Using, among other developments, super-low-friction struts and motors, Dynisma has pushed its simulator latency down from the usual 50 milliseconds to as low as 3 milliseconds. The effect is that your brain feels things as they actually happen. Such speed also means that the sensation of road hits, such as kerb strikes, are provided faster than even 240-Hz projectors are able to keep pace with.
Bandwidth is the other major improvement for Dynisma. Aeroplane sims don’t require very high frequency inputs (unless the flight is going very wrong indeed), but cars encounter speed bumps, rumble strips, sawtooth kerbs, cat’s eyes, and so on. This means the sim needs to vibrate at very high frequencies with ultra-low friction and no recoil to be as realistic as possible.
Thanks to the stiffness of Dynisma’s drive mechanism, the lack of friction, and even the weight of the base of the simulator, its system’s bandwidth goes up to 100 Hz, supposedly 50 percent better than competitors. This thing can even convey oversteer realistically, in real time, allowing drivers to sense when the back end of the car is about to step out, and not just after it happens.

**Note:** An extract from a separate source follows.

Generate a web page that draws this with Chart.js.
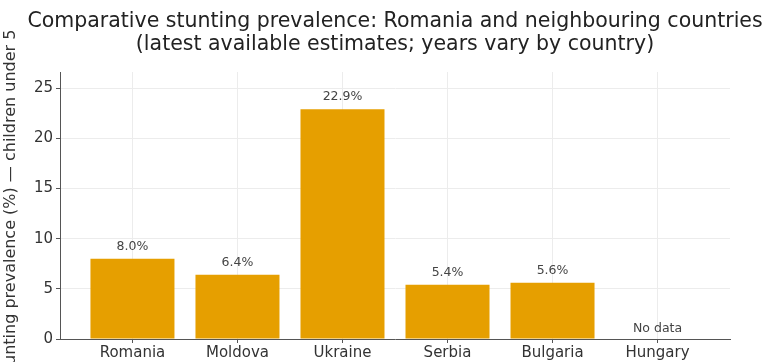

The result is the definition of cutting edge. A new type of driving simulator that is so good, and so realistic, it is now the one used by Ferrari’s F1 team. But such innovation does not come cheap. Costs of a Dynisma rig venture up to more than $12 million if you check everything on the spec list, including a wraparound 360-degree 240-fps 4K LED screen with audio package to match. We tested the almost-entry-level $2 million package.